Поворотным моментом в истории кибернетики стала Вторая мировая война, а точнее возникшая проблема противовоздушной обороны. Чтобы сбивать новые бомбардировщики, наземной артиллерии требовалось производить баллистические вычисления быстрее и точнее, чем это было по силам людям, которые не успевали даже вычитывать данные из предварительно рассчитанных таблиц диапазонов. Для этой задачи нужны были машины. И вскоре «механические мозги» начали думать за людей и говорить с ними на причудливом языке того времени. Расцвет машин начался.
В это же время, в самый разгар противостояния, в просторном кампусе Массачусетского технологического института творилась история. Эксцентричный математик Норберт Винер, вдохновленный гаубицами и артиллерийскими снарядами, занялся разработкой принципиально нового способа управления силами ПВО. После войны он привел в порядок разрозненные идеи, полученные от электротехников и разработчиков оружия, и создал стройную теорию, которую щедрым жестом бросил жаждущей публике, словно конфету в толпу голодных детей.

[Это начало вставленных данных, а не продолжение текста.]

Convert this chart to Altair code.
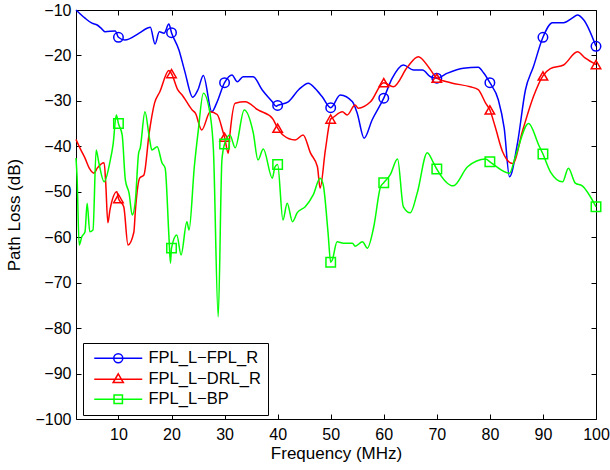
import altair as alt
import pandas as pd

series_names = ["FPL_L−FPL_R", "FPL_L−DRL_R", "FPL_L−BP"]
series_colors = ["#0000ff", "#ff0000", "#00ff00"]
marker_shapes = ["circle", "triangle-up", "square"]
legend_symbols = [
    "M-4,0L4,0M0.75,0A0.75,0.75,0,1,1,-0.75,0A0.75,0.75,0,1,1,0.75,0",
    "M-4,0L4,0M0,-0.9L0.85,0.55L-0.85,0.55Z",
    "M-4,0L4,0M-0.7,-0.7L0.7,-0.7L0.7,0.7L-0.7,0.7Z",
]

x_ticks = [10, 20, 30, 40, 50, 60, 70, 80, 90, 100]
y_ticks = [-100, -90, -80, -70, -60, -50, -40, -30, -20, -10]

blue_freq = [2, 3.7, 5, 6, 6.9, 7.5, 9.4, 10, 11.2, 13.9, 15.4, 16, 16.9, 17.7, 18.6, 19.5, 20, 21.4, 22.5, 24,
             25, 26, 27.6, 28.5, 30, 31.4, 32.4, 33.5, 35.4, 37.1, 39, 39.7, 40, 42, 44, 45.8, 47, 48.4, 50, 51.8,
             54.1, 55, 56.3, 57.8, 60, 61.6, 63.7, 65.6, 67.3, 68.8, 70, 72, 75, 77.8, 78.8, 80, 81.6, 82.7, 83.7,
             85.2, 86.7, 88.2, 90, 91.8, 93.9, 95.5, 96.5, 97.7, 100]
blue_loss = [-10, -11.8, -12.9, -13.3, -14.2, -14.8, -14.6, -16, -16.6, -15.1, -14, -13.8, -17.5, -14.8, -15.1, -13.1,
             -15, -18.8, -23.5, -29.2, -27.5, -24.4, -32.4, -30.5, -26, -24.3, -25.8, -24.7, -24.7, -27.6, -30.2,
             -31.2, -31, -30.2, -27.5, -26.1, -27.2, -29.1, -31.5, -28.7, -30.2, -32.7, -38.2, -34.2, -29.4, -25,
             -22.1, -23.2, -23.2, -24.7, -25, -23.9, -22.8, -22.6, -23.8, -26, -29.8, -36, -46.7, -39.3, -27.6,
             -22.5, -16, -12.8, -12.8, -11.8, -11.1, -12.2, -18]

red_freq = [2, 3, 3.7, 4.5, 5.4, 6, 7.3, 7.6, 8, 8.4, 9.7, 10, 11, 11.8, 12.9, 13.2, 14, 14.8, 15.8, 16.8,
            17.8, 19.5, 20, 21.2, 22, 23.9, 24.5, 25.7, 27.3, 28.6, 29.7, 30, 30.7, 31, 32, 33.9, 36.3, 39, 40, 41,
            43.3, 44.8, 46.2, 47.5, 48, 49, 50, 50.5, 52.2, 53.1, 54.6, 55.2, 57.5, 60, 61.8, 64.5, 66.5, 68.6, 70,
            72.6, 76.3, 77.8, 79.2, 80, 81, 82.4, 84.3, 86.2, 88.2, 90, 91.4, 93.9, 96.5, 98, 100]
red_loss = [-38.5, -41, -42.6, -44.8, -45.9, -44.8, -43.6, -48, -56.8, -54, -50, -51.5, -53.3, -61.7, -58.9, -54,
            -47, -46.3, -37, -30.5, -28, -23.3, -24, -27.6, -28.7, -32, -32.7, -36.4, -32.4, -33, -36.8, -38, -41.5,
            -37.5, -30.5, -30.2, -32, -33.8, -36, -37.5, -38.6, -37.5, -41.5, -44.5, -49.2, -40.8, -34, -33.6,
            -32.4, -33.1, -30.9, -31.6, -30.2, -26, -26.9, -22.5, -20.3, -22.8, -25, -26, -26.9, -27.5, -30.5, -32,
            -35.7, -41.2, -43.8, -36.4, -29.1, -24.5, -22.9, -22.1, -19.2, -20.6, -22]

green_freq = [2, 2.2, 2.6, 3.1, 3.7, 4.1, 4.6, 5.2, 5.8, 6.3, 7.3, 8.4, 9.0, 9.6, 10, 10.7, 11.3, 12, 12.6, 13.2,
              13.8, 14.1, 15, 15.8, 16.3, 17.3, 18.2, 18.8, 19.5, 19.8, 20, 21, 21.8, 22.9, 23.3, 24.3, 25, 26,
              27.3, 27.9, 28.8, 29.5, 30, 31, 32, 33.7, 35.4, 36.3, 37.3, 39, 39.5, 40, 41, 41.8, 42.8, 43.7, 45.2,
              46.7, 48, 48.6, 49.5, 50, 50.3, 51.2, 52.4, 54.1, 54.6, 56, 56.9, 58.1, 59.4, 60, 61.2, 62.6, 63.7,
              65, 66.3, 68.2, 69.4, 70, 73.1, 75.8, 79.2, 80, 83.7, 84.8, 87.3, 89.2, 90, 91.4, 93.7, 94.8, 96.1,
              97.4, 100]
green_loss = [-42.6, -46.7, -61.7, -59.9, -58.8, -52.5, -58.8, -58.4, -40.8, -43.6, -47.8, -43.4, -39.5, -33.1,
              -35, -37.5, -47.4, -50.3, -55.1, -51.8, -41.5, -40.4, -32.4, -37.9, -40.8, -40.1, -43.6, -44.8, -59.5,
              -65.7, -62.4, -59.5, -63.9, -56.6, -58.4, -44.5, -37, -28.3, -33.1, -40.8, -77.5, -43, -39.5, -37.5,
              -40.3, -32, -37, -43, -40.6, -47, -44.5, -44, -56.2, -52.5, -56.6, -54.6, -53.3, -50.7, -47, -48.5,
              -59, -65.5, -65, -61, -61.3, -61.3, -62, -61, -62.4, -57.8, -48.9, -48, -46.3, -42.8, -53.3, -54.6,
              -50.3, -41.4, -43.7, -45, -48.7, -44.5, -42.8, -43.4, -45.9, -42.3, -35, -39.7, -41.7, -45.6, -47.8,
              -44.8, -48.1, -48.7, -53.3]

frames = []
for name, fr, lo in zip(series_names, [blue_freq, red_freq, green_freq], [blue_loss, red_loss, green_loss]):
    frames.append(pd.DataFrame({"freq": fr, "loss": lo, "series": name}))
df = pd.concat(frames, ignore_index=True)

FONT = "Liberation Sans"
xscale = alt.Scale(domain=[2, 100], nice=False, zero=False)
yscale = alt.Scale(domain=[-100, -10], nice=False, zero=False)

axis_common = dict(domain=False, grid=False, tickSize=5, offset=-5, tickColor="black", tickWidth=1,
                   labelFont=FONT, labelFontSize=16, labelColor="black",
                   titleFont=FONT, titleFontSize=17, titleColor="black", titleFontWeight="normal")

x_axis = alt.Axis(values=x_ticks, orient="bottom", title="Frequency (MHz)", labelPadding=7, titlePadding=3,
                  labelFlush=False, **axis_common)
y_axis = alt.Axis(values=y_ticks, orient="left", title="Path Loss (dB)", labelPadding=5, titlePadding=11,
                  labelFlush=False, **axis_common)
x_axis_top = alt.Axis(values=x_ticks, orient="top", labels=False, title=None, domain=False, grid=False,
                      tickSize=5, offset=-5, tickColor="black")
y_axis_right = alt.Axis(values=y_ticks, orient="right", labels=False, title=None, domain=False, grid=False,
                        tickSize=5, offset=-5, tickColor="black")

base = alt.Chart(df)
layers = []

# main axes carrier
layers.append(
    base.transform_filter("false").mark_point(opacity=0).encode(
        x=alt.X("freq:Q", scale=xscale, axis=x_axis),
        y=alt.Y("loss:Q", scale=yscale, axis=y_axis),
    )
)
# top / right inward ticks
layers.append(
    base.transform_filter("false").mark_point(opacity=0).encode(
        x=alt.X("freq:Q", scale=xscale, axis=x_axis_top),
        y=alt.Y("loss:Q", scale=yscale, axis=y_axis_right),
    )
)

for name, col, shp in zip(series_names, series_colors, marker_shapes):
    sub = base.transform_filter(alt.datum.series == name)
    layers.append(
        sub.mark_line(interpolate="monotone", strokeWidth=1.5, color=col).encode(
            x=alt.X("freq:Q", scale=xscale, axis=None),
            y=alt.Y("loss:Q", scale=yscale, axis=None),
        )
    )
    layers.append(
        sub.transform_filter("datum.freq % 10 == 0").mark_point(
            shape=shp, filled=False, size=90, strokeWidth=1.5, color=col, opacity=1
        ).encode(
            x=alt.X("freq:Q", scale=xscale, axis=None),
            y=alt.Y("loss:Q", scale=yscale, axis=None),
        )
    )

leg = alt.Legend(
    title=None, orient="none", legendX=7, legendY=333, direction="vertical",
    strokeColor="black", fillColor="white", padding=7, cornerRadius=0,
    symbolSize=144, symbolStrokeWidth=1.5, symbolOffset=20, labelOffset=22,
    labelFont=FONT, labelFontSize=16.5, labelColor="black", labelLimit=300, rowPadding=3,
)
layers.append(
    base.transform_filter("false").mark_point(filled=False, strokeWidth=1.5, opacity=1).encode(
        x=alt.X("freq:Q", scale=xscale, axis=None),
        y=alt.Y("loss:Q", scale=yscale, axis=None),
        color=alt.Color("series:N", scale=alt.Scale(domain=series_names, range=series_colors), legend=leg),
        shape=alt.Shape("series:N", scale=alt.Scale(domain=series_names, range=legend_symbols), legend=leg),
    )
)

chart = alt.layer(*layers).resolve_axis(x="independent", y="independent").properties(
    width=520, height=409,
    autosize=alt.AutoSizeParams(type="none"),
    padding={"left": 76, "top": 10, "right": 14, "bottom": 51},
    background="white",
).configure_view(stroke="black", strokeWidth=1)

chart.save("out.html", embed_options={"renderer": "svg", "actions": False})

Книга Винера «Кибернетика, или Управление и связь в животном и машине» стала эпохальной. Скромный ученый в толстых очках с роговой оправой выявил магию контуров обратной связи самостабилизирующихся систем машин, которые могли бы автономно адаптировать свое поведение и обучаться. С этого момента автоматы обрели целеполагание и возможность самовоспроизведения, по крайней мере в теории. Машина неожиданно стала оживать.